Friday, June 13, 2008

the flood of 08

[here's to me hoping that meaghan will see that i have returned to the blogspot world and she will soon come back as well.]

today the rain fell. i was at starbucks with katie. visiting meaghan on one of her long exhausting shifts, and i could smell the rain. one of those days when you could feel it in the air long before it begins. i told meaghan i would pick her up from work, out of fear that she would get off and it would be pouring.
as i was sitting on my couch, after i had returned her safely to the ark, the rains came. it fell lightly at first. then a multitude of small clear drops formed a transparent blanket of rain, layering down on the streets. thunder cracked around the house that we had made our home for the past year and lightning flashed daringly.
angela and i slowly lost attention in the tv and stood on the porch. it was the sound of white sheets of rain hitting rushing water. the streets had become waterways. as cans and trash floated down the allies they tempted us. come and play. and visions of canoes and mighty sailing adventures filled my mind. i stood under the safety of our porch for about ten minutes before i caved. i seriously questioned my decision to run out into the wild mess that hunter ave had become. mostly because i knew i was wearing clean clothes. clean clothes is something i currently do not have.

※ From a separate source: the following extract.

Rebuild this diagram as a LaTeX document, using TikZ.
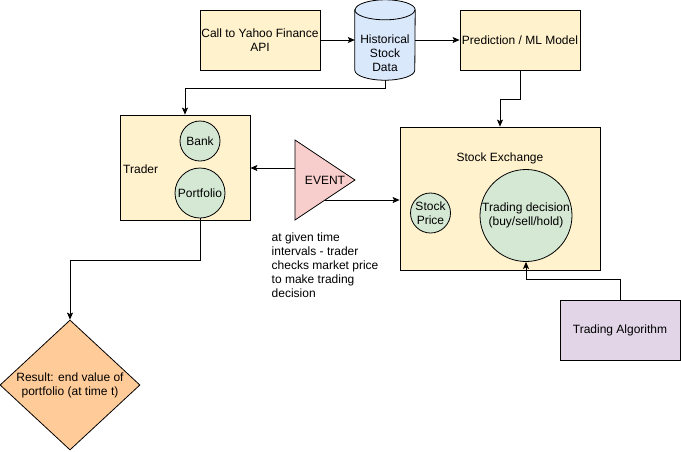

as i made my way out into the street letting the rain fall hard against my face, instantly soaking everything i had on, i remembered how much i love the rain. i remembered days when i was young, probably 11 or 12, when i would run out into my driveway and lay down. letting the water cover and consume me. i remembered being at rockbridge my senior year of camp and it rained all week. the pressure was so strong at times that we showered outside. i remembered falling to my knees in the shower one day last spring, begging to be cleaned.



i remembered being at tar hollow last summer with kelly. when the rain fell so hard. like it did today. everything was canceled for the day because of the rain. and i remember dancing. dancing in the rain like i was free. i remember taking kellys hand and running to the dock. eventually sprinting. running until my legs gave out and i fell at the edge of the dock and let the rain cover me. letting it take me in and wash me. i remember praying that i would be free. i remember praying that this would somehow symbolize the blood the pours over me daily.
it was here that i found myself today. standing in the middle of hunter ave as lightning struck down trees, crushing cars on both 10th and 9th ave, and rain encircled me until it hurt. losing my flip flops constantly in the flooding streets and chased them down. laughing. and playing. because i am free. and as angela made her way into the down pour i smiled to myself. because i couldnt imagine a better place for me to be. there is no better place than in the hands of my god. soaked in his grace.

1 comment:

becca. said...

i love that i'm taught more about the Lord and my heart through reading this.